Elle a ainsi expliqué que le 13 décembre 2017 il n’y avait plus que deux personnes bénévoles sur le port pour distribuer les dons, un agent qui devait reprendre une activité et le patron d’Angel Car Rental qui aidait depuis le lendemain d’Irma. «Il n’y avait plus personne alors que les dons continuaient d’arriver ; nous réceptionnions un conteneur de 40 pieds chaque semaine. J’ai alerté le cabinet du président... Frigodom nous disait qu’il fallait accélérer le rythme sinon on n’allait jamais y arriver… Il y a aussi eu des membres de l’opposition qui disaient sur les radios que la COM jetait de la nourriture», précise-t-elle au tribunal pour planter le décor de son intervention.

C’est à ce moment que Jean Delice Murat lui a donné sa carte de sa société qui pouvait assurer la distribution. «Je lui ai dit que pour travailler pour la COM, il fallait être en règle», souligne-t-elle. Annick Petrus est ensuite allée voir le service achats de la COM qui lui «a posé toute une série de questions sur les besoins ». Elle a remis la fameuse carte et demandé de faire le nécessaire pour trouver quelqu’un pour distribuer les dons.

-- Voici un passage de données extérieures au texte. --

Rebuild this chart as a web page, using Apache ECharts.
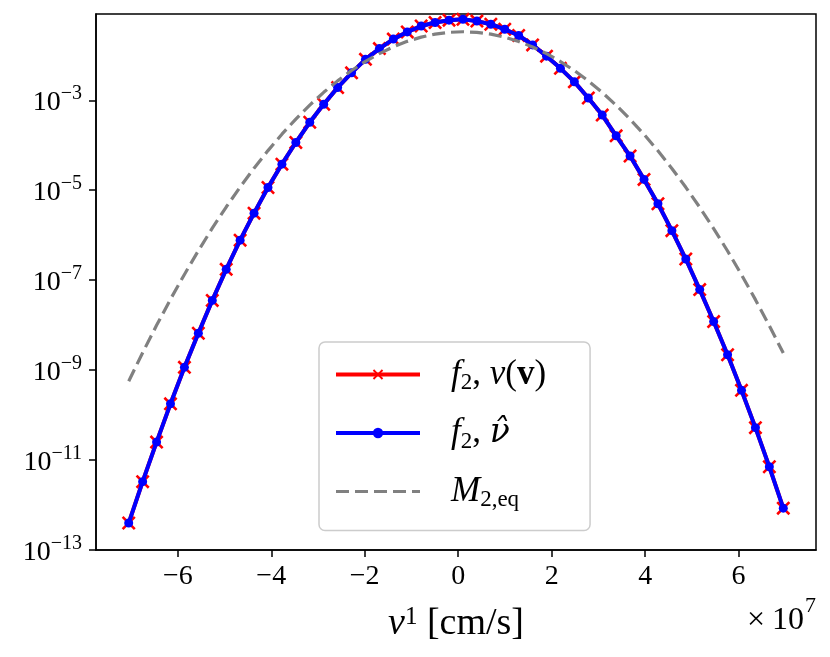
<!DOCTYPE html>
<html>
<head>
<meta charset="utf-8">
<script src="https://cdn.jsdelivr.net/npm/echarts@6.0.0/dist/echarts.min.js"></script>
<style>
html,body{margin:0;padding:0;background:#fff;}
#chart{width:830px;height:657px;}
</style>
</head>
<body>
<div id="chart"></div>
<script>
// velocity v^1 [cm/s]
const velocity = [
  -7.050e7, -6.752e7, -6.454e7, -6.156e7, -5.858e7, -5.560e7, -5.262e7, -4.964e7,
  -4.666e7, -4.368e7, -4.070e7, -3.772e7, -3.474e7, -3.176e7, -2.878e7, -2.580e7,
  -2.282e7, -1.984e7, -1.686e7, -1.388e7, -1.090e7, -0.792e7, -0.494e7, -0.196e7,
  0.102e7, 0.400e7, 0.698e7, 0.996e7, 1.294e7, 1.592e7, 1.890e7, 2.188e7,
  2.486e7, 2.784e7, 3.082e7, 3.380e7, 3.678e7, 3.976e7, 4.274e7, 4.572e7,
  4.870e7, 5.168e7, 5.466e7, 5.764e7, 6.062e7, 6.360e7, 6.658e7, 6.956e7
];
// f_2 with nu(v)
const f2Nu = [
  3.98e-13, 3.31e-12, 2.51e-11, 1.78e-10, 1.15e-9, 6.61e-9, 3.55e-8, 1.74e-7,
  7.76e-7, 3.09e-6, 1.15e-5, 3.80e-5, 1.15e-4, 3.24e-4, 8.13e-4, 1.91e-3,
  4.07e-3, 8.13e-3, 1.41e-2, 2.29e-2, 3.31e-2, 4.47e-2, 5.37e-2, 6.03e-2,
  6.31e-2, 5.75e-2, 4.90e-2, 3.80e-2, 2.75e-2, 1.70e-2, 9.55e-3, 5.13e-3,
  2.57e-3, 1.12e-3, 4.68e-4, 1.62e-4, 5.75e-5, 1.74e-5, 5.01e-6, 1.26e-6,
  2.95e-7, 6.17e-8, 1.20e-8, 2.19e-9, 3.55e-10, 5.25e-11, 7.08e-12, 8.51e-13
];
// f_2 with nu-hat
const f2NuHat = [
  3.98e-13, 3.31e-12, 2.51e-11, 1.78e-10, 1.15e-9, 6.61e-9, 3.55e-8, 1.74e-7,
  7.76e-7, 3.09e-6, 1.15e-5, 3.80e-5, 1.15e-4, 3.24e-4, 8.13e-4, 1.91e-3,
  4.07e-3, 8.13e-3, 1.41e-2, 2.29e-2, 3.31e-2, 4.47e-2, 5.37e-2, 6.03e-2,
  6.31e-2, 5.75e-2, 4.90e-2, 3.80e-2, 2.75e-2, 1.70e-2, 9.55e-3, 5.13e-3,
  2.57e-3, 1.12e-3, 4.68e-4, 1.62e-4, 5.75e-5, 1.74e-5, 5.01e-6, 1.26e-6,
  2.95e-7, 6.17e-8, 1.20e-8, 2.19e-9, 3.55e-10, 5.25e-11, 7.08e-12, 8.51e-13
];
// M_{2,eq}
const m2Eq = [
  5.66e-10, 2.44e-9, 9.89e-9, 3.76e-8, 1.34e-7, 4.51e-7, 1.43e-6, 4.23e-6,
  1.18e-5, 3.09e-5, 7.60e-5, 1.76e-4, 3.82e-4, 7.82e-4, 1.50e-3, 2.70e-3,
  4.59e-3, 7.31e-3, 1.09e-2, 1.54e-2, 2.04e-2, 2.53e-2, 2.95e-2, 3.24e-2,
  3.34e-2, 3.24e-2, 2.95e-2, 2.52e-2, 2.03e-2, 1.53e-2, 1.09e-2, 7.26e-3,
  4.56e-3, 2.69e-3, 1.49e-3, 7.74e-4, 3.78e-4, 1.74e-4, 7.52e-5, 3.05e-5,
  1.16e-5, 4.17e-6, 1.40e-6, 4.45e-7, 1.32e-7, 3.69e-8, 9.70e-9, 2.39e-9
];
const xTickValues = [-6e7, -4e7, -2e7, 0, 2e7, 4e7, 6e7];
const yTickExponents = [-13, -11, -9, -7, -5, -3];
const seriesNames = ['f2nu', 'f2nuhat', 'm2eq'];

const FONT = 'Liberation Serif';
const MINUS = '\u2212';
const toPairs = (vals) => velocity.map((v, i) => [v, Math.log10(vals[i])]);

const crossPath = 'path://M1.3,0L5,3.7L8.7,0L10,1.3L6.3,5L10,8.7L8.7,10L5,6.3L1.3,10L0,8.7L3.7,5L0,1.3Z';

const chart = echarts.init(document.getElementById('chart'), null, {renderer: 'canvas'});

const LF = 35;
const legendRich = {
  g: {width: 26, fontSize: LF, lineHeight: 42, fontFamily: FONT},
  i: {fontSize: LF, fontStyle: 'italic', fontFamily: FONT, color: '#000', lineHeight: 42, verticalAlign: 'middle'},
  ih: {fontSize: LF - 2, fontStyle: 'italic', fontFamily: 'DejaVu Serif', color: '#000', lineHeight: 42, verticalAlign: 'middle'},
  r: {fontSize: LF, fontFamily: FONT, color: '#000', lineHeight: 42, verticalAlign: 'middle'},
  bd: {fontSize: LF, fontWeight: 'bold', fontFamily: FONT, color: '#000', lineHeight: 42, verticalAlign: 'middle'},
  sub: {fontSize: 23, fontFamily: FONT, color: '#000', padding: [18, 0, 0, 0], verticalAlign: 'top'}
};
const legendLabels = {
  f2nu: '{g| }{i|f}{sub|2}{r|, }{i|\u03BD}{r|(}{bd|v}{r|)}',
  f2nuhat: '{g| }{i|f}{sub|2}{r|, }{ih|\u03BD\u0302}',
  m2eq: '{g| }{i|M}{sub|2,eq}'
};

const option = {
  animation: false,
  backgroundColor: '#ffffff',
  grid: {
    left: 96, right: 14, top: 14, bottom: 107,
    show: true, borderColor: '#000', borderWidth: 1.5, backgroundColor: 'transparent'
  },
  graphic: [
    {
      type: 'text',
      right: 14, top: 595,
      silent: true,
      style: {
        text: '{x|\u00D7}{a|10}{s|7}',
        fill: '#000',
        font: '32px "Liberation Serif"',
        rich: {
          x: {fontSize: 32, fontFamily: FONT, fill: '#000', padding: [0, 7, 0, 0], verticalAlign: 'bottom'},
          a: {fontSize: 32, fontFamily: FONT, fill: '#000', verticalAlign: 'bottom'},
          s: {fontSize: 22, fontFamily: FONT, fill: '#000', padding: [0, 0, 20, 1], verticalAlign: 'bottom'}
        }
      }
    }
  ],
  legend: {
    orient: 'vertical',
    left: 319, top: 342,
    padding: [15, 44, 19, 15],
    itemGap: 21,
    itemWidth: 84, itemHeight: 13,
    backgroundColor: 'rgba(255,255,255,0.8)',
    borderColor: '#cccccc', borderWidth: 1.5, borderRadius: 6,
    selectedMode: false,
    lineStyle: {width: 'inherit'},
    data: [
      {name: 'f2nu'},
      {name: 'f2nuhat'},
      {name: 'm2eq', itemStyle: {opacity: 0}}
    ],
    formatter: (name) => legendLabels[name],
    textStyle: {rich: legendRich, fontFamily: FONT, fontSize: LF, color: '#000'}
  },
  xAxis: {
    type: 'value',
    min: -7.75e7, max: 7.656e7,
    splitLine: {show: false},
    axisLine: {show: true, onZero: false, lineStyle: {color: '#000', width: 1.5}},
    axisTick: {show: true, length: 7, inside: false, customValues: xTickValues, lineStyle: {color: '#000', width: 1.5}},
    axisLabel: {
      customValues: xTickValues,
      margin: 13,
      fontFamily: FONT, fontSize: 28, color: '#000',
      formatter: (v) => { const n = Math.round(v / 1e7); return n < 0 ? MINUS + Math.abs(n) : String(n); }
    },
    name: '{i|v}{sup|1}{r| [cm/s]}',
    nameLocation: 'middle',
    nameGap: 55,
    nameTextStyle: {
      rich: {
        i: {fontSize: 38, fontStyle: 'italic', fontFamily: FONT, color: '#000', verticalAlign: 'bottom'},
        sup: {fontSize: 25, fontFamily: FONT, color: '#000', padding: [0, 0, 13, 0], verticalAlign: 'bottom'},
        r: {fontSize: 38, fontFamily: FONT, color: '#000', verticalAlign: 'bottom'}
      }
    }
  },
  yAxis: {
    type: 'value',
    min: -13, max: -1.082,
    splitLine: {show: false},
    axisLine: {show: true, onZero: false, lineStyle: {color: '#000', width: 1.5}},
    axisTick: {show: true, length: 7, inside: false, customValues: yTickExponents, lineStyle: {color: '#000', width: 1.5}},
    axisLabel: {
      customValues: yTickExponents,
      margin: 14,
      formatter: (v) => '{b|10}{s|' + MINUS + Math.abs(Math.round(v)) + '}',
      rich: {
        b: {fontSize: 28, fontFamily: FONT, color: '#000', verticalAlign: 'bottom'},
        s: {fontSize: 20, fontFamily: FONT, color: '#000', padding: [0, 0, 13, 0], verticalAlign: 'bottom'}
      }
    }
  },
  series: [
    {
      name: 'f2nu', type: 'line', data: toPairs(f2Nu),
      symbol: crossPath, symbolSize: 14, showSymbol: true,
      lineStyle: {color: '#ff0000', width: 4},
      itemStyle: {color: '#ff0000'},
      z: 2
    },
    {
      name: 'f2nuhat', type: 'line', data: toPairs(f2NuHat),
      symbol: 'circle', symbolSize: 9, showSymbol: true,
      lineStyle: {color: '#0000ff', width: 4},
      itemStyle: {color: '#0000ff'},
      z: 3
    },
    {
      name: 'm2eq', type: 'line', data: toPairs(m2Eq),
      symbol: 'none', showSymbol: false,
      lineStyle: {color: '#808080', width: 3.2, type: [13, 6]},
      itemStyle: {color: '#808080'},
      z: 4
    }
  ]
};
chart.setOption(option);
</script>
</body>
</html>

«Fin décembre, le directeur de cabinet m’a dit que tout est bon», poursuit-elle. Et de comprendre que Angel Car Rental peut effectuer la prestation. C’est donc sans surprise qu’elle voit Monsieur Murat œuvrer sur le port.  Quelques mois plus tard, il l’avertit qu’il n’est pas payé. Le litige est rapidement réglé et l’ancienne vice présidente ne s’inquiète pas plus. Elle affirme ne jamais avoir été mise au courant qu’aucun contrat n’a été rédigé, que l’accord n’était que verbal. Elle l’a découvert lorsque la préfète a saisi le procureur.

Pour sa défense, Annick Petrus considère que la partie administrative est du ressort des agents de la COM et non de la responsabilité des élus, c’est pourquoi elle n’a pas vérifié si ladite société était en règle et avait signé un contrat. Son avocate ajoutera dans sa plaidoirie que «si les élus doivent vérifier tout le travail des agents et de leur équipe, ce serait un manque de confiance à leur égard et que ce n’est pas dans ce genre de condition que l’on peut travailler».

Le principal argument de défense demeure toutefois le caractère de l’urgence à agir. «Nous réceptionnions un conteneur de 40 pieds chaque semaine et il fallait le dépoter à bras d’homme en 48 heures et distribuer rapidement les denrées alimentaires périssables sinon on nous accusait de jeter la nourriture », répète-t-elle. «Nous avons organisé des distributions dans les quartiers, nous avons invité la population à venir récupérer des dons… Nous avons fait tout ce que nous avons pu», raconte l’élue qui ne peut retenir ses larmes.

Audition du témoin, le patron de l’entreprise

Après avoir interrogé les deux élus pendant pratiquement trois heures, le tribunal a auditionné pendant une trentaine de minutes le responsable de la société en tant que témoin. En début d’audience, il a été isolé dans une salle afin de ne pas entendre les débats.

A la barre, il a expliqué comment il avait proposé ses services à la COM, qu’il avait un premier camion à disposition dans un contexte où la plupart des véhicules étaient réquisitionnés ou loués par des particuliers. Il a justifié le montant de sa prestation, 10 000 euros par mois, par l’embauche de 4 salariés et la location de deux autres véhicules.

Il a confirmé qu’il avait contacté le pôle financier de la COM, que des papiers lui avaient été demandés. Mais, il n’a jamais signé de contrat écrit, c’est pourquoi il a été sommé d’arrêter de travailler en février 2019 quand les services de la COM se sont rendus compte que la situation n’était pas régulière. Il a quand même été payé pour ses prestations ; toutefois le montant correspondant aux cinq dernières (quelque 62 000 euros) a été saisi dans le cadre de l’enquête. A ce jour, l’argent ne lui a pas encore été rendu. Il doit saisir un avocat pour en faire la demande.

Après en avoir délibéré pendant près de 1h30, le tribunal a suivi les réquisitions du parquet et relaxé les deux prévenus au motif qu’ils ont agi en situation d’urgence après Irma, qu’une telle situation autorise le non respect des règles de la commande publique.

* Le procès avait été renvoyé à la date du 5 mai car Annick Petrus ne pouvait être présente les 17 et 18 janvier dernier lorsque Daniel Gibbs et Valérie Damaseau ont été jugés.